* **Prompt**
Among the entries below, one stretch runs from the line that contains "The picture is" through the line that contains "ax.set_ylim(0, 0.3)". Repeat that stretch exactly, ends included, and only that.

* **Entries**

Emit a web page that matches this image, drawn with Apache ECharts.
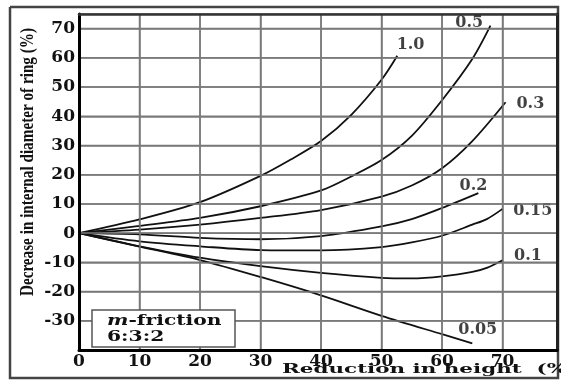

--

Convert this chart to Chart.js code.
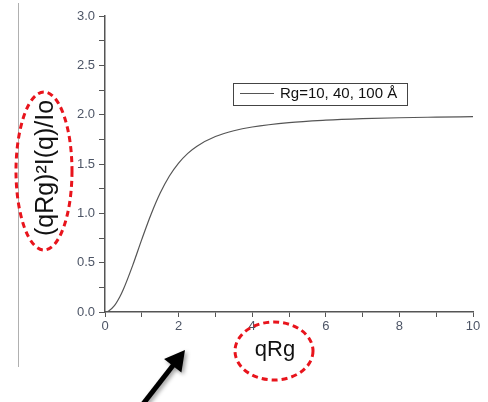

--

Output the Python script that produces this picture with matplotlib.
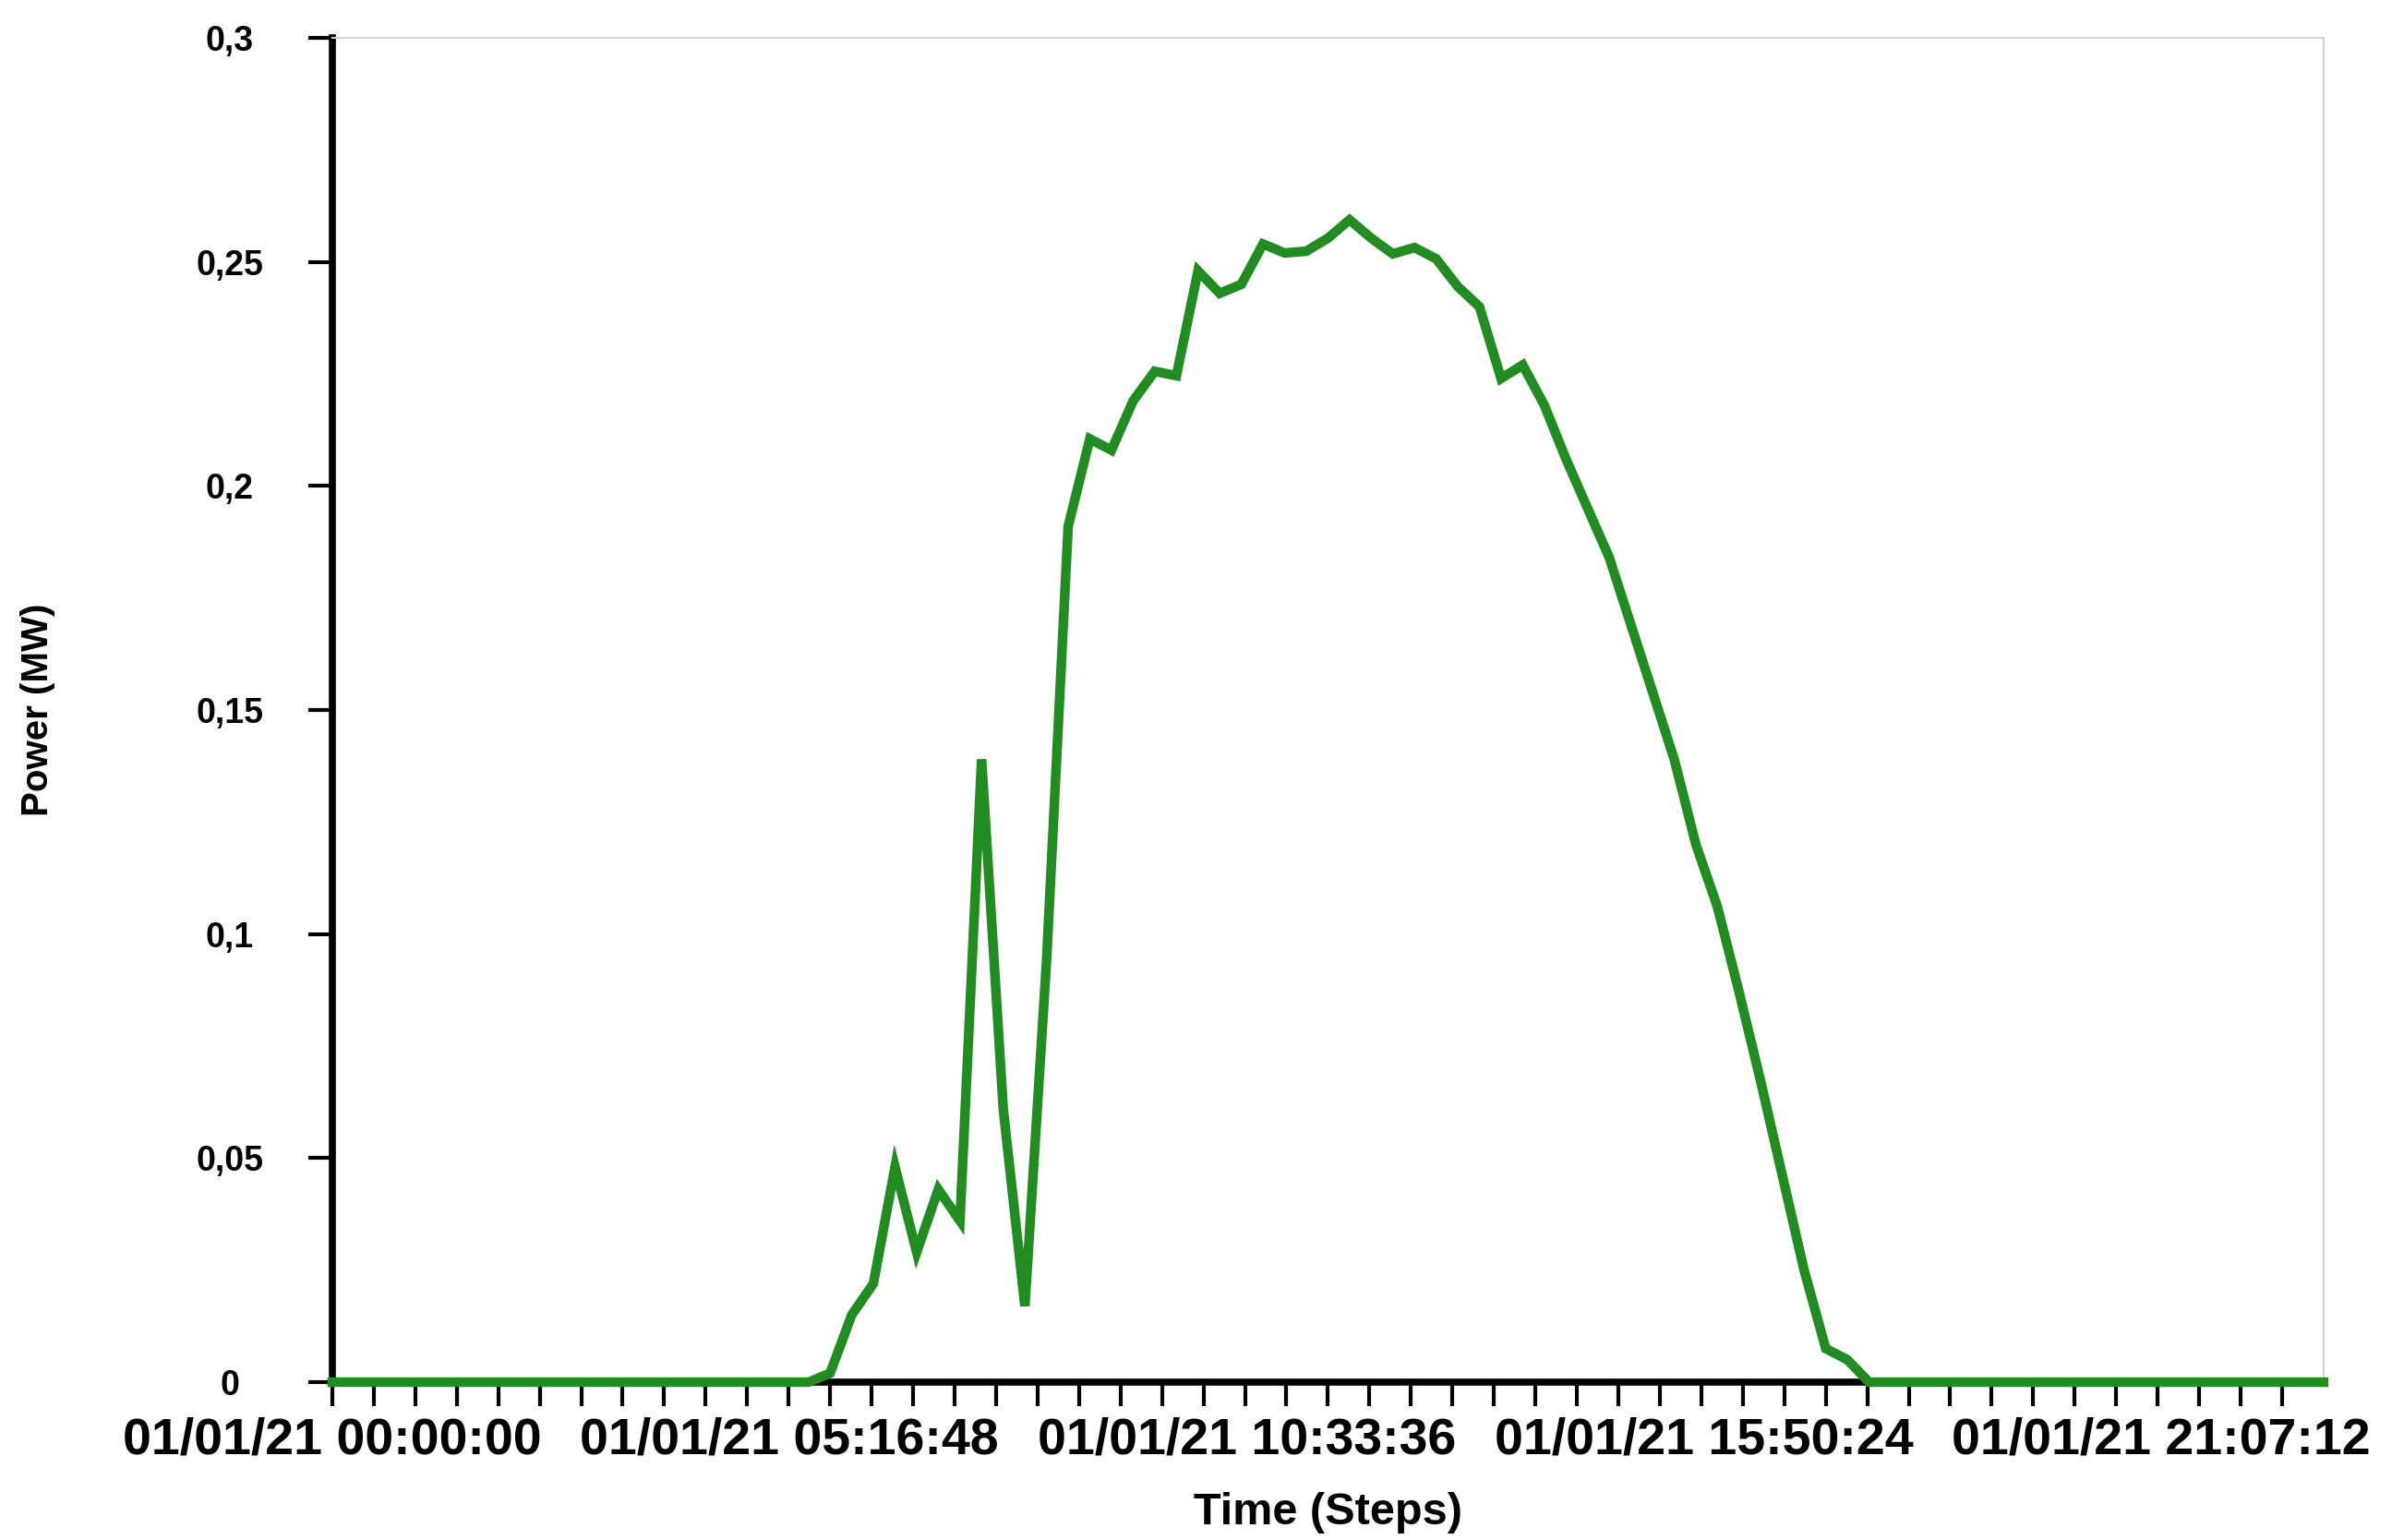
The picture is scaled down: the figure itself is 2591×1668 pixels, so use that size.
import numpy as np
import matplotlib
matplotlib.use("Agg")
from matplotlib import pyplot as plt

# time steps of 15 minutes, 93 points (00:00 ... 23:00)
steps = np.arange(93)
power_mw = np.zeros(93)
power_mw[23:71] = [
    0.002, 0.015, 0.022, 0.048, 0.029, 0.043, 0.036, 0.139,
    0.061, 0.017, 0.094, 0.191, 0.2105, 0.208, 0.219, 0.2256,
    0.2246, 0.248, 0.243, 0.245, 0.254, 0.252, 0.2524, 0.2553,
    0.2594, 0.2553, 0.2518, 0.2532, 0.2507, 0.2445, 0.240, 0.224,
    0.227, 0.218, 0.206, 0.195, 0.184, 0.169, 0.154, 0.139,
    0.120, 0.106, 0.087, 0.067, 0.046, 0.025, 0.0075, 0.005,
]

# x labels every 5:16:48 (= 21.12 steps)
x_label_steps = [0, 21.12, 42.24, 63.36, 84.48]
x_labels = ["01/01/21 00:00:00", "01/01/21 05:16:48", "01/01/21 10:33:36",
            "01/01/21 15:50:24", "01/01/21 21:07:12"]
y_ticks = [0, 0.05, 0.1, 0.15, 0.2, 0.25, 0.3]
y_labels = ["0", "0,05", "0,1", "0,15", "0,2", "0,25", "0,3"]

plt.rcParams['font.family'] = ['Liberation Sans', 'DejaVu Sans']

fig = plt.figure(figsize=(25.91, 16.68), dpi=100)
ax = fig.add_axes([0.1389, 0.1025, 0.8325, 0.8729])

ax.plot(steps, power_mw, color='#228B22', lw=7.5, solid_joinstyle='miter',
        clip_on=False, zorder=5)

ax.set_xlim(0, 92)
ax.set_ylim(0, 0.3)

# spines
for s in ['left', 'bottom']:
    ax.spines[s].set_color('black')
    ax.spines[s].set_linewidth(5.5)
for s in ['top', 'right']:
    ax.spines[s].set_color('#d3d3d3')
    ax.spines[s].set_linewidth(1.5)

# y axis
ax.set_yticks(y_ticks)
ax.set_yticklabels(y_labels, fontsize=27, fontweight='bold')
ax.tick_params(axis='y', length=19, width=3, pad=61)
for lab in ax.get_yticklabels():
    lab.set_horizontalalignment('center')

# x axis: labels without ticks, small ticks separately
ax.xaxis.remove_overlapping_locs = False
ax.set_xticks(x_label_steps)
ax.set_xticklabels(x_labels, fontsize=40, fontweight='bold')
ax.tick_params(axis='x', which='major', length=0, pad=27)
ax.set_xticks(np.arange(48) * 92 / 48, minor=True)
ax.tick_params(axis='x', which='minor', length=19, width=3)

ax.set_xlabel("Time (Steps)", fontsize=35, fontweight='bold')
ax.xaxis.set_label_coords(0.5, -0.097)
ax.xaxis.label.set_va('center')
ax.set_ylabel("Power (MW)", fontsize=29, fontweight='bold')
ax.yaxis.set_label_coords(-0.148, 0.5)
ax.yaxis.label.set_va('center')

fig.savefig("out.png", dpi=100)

* **Output for this exercise**
The picture is scaled down: the figure itself is 2591×1668 pixels, so use that size.
import numpy as np
import matplotlib
matplotlib.use("Agg")
from matplotlib import pyplot as plt

# time steps of 15 minutes, 93 points (00:00 ... 23:00)
steps = np.arange(93)
power_mw = np.zeros(93)
power_mw[23:71] = [
    0.002, 0.015, 0.022, 0.048, 0.029, 0.043, 0.036, 0.139,
    0.061, 0.017, 0.094, 0.191, 0.2105, 0.208, 0.219, 0.2256,
    0.2246, 0.248, 0.243, 0.245, 0.254, 0.252, 0.2524, 0.2553,
    0.2594, 0.2553, 0.2518, 0.2532, 0.2507, 0.2445, 0.240, 0.224,
    0.227, 0.218, 0.206, 0.195, 0.184, 0.169, 0.154, 0.139,
    0.120, 0.106, 0.087, 0.067, 0.046, 0.025, 0.0075, 0.005,
]

# x labels every 5:16:48 (= 21.12 steps)
x_label_steps = [0, 21.12, 42.24, 63.36, 84.48]
x_labels = ["01/01/21 00:00:00", "01/01/21 05:16:48", "01/01/21 10:33:36",
            "01/01/21 15:50:24", "01/01/21 21:07:12"]
y_ticks = [0, 0.05, 0.1, 0.15, 0.2, 0.25, 0.3]
y_labels = ["0", "0,05", "0,1", "0,15", "0,2", "0,25", "0,3"]

plt.rcParams['font.family'] = ['Liberation Sans', 'DejaVu Sans']

fig = plt.figure(figsize=(25.91, 16.68), dpi=100)
ax = fig.add_axes([0.1389, 0.1025, 0.8325, 0.8729])

ax.plot(steps, power_mw, color='#228B22', lw=7.5, solid_joinstyle='miter',
        clip_on=False, zorder=5)

ax.set_xlim(0, 92)
ax.set_ylim(0, 0.3)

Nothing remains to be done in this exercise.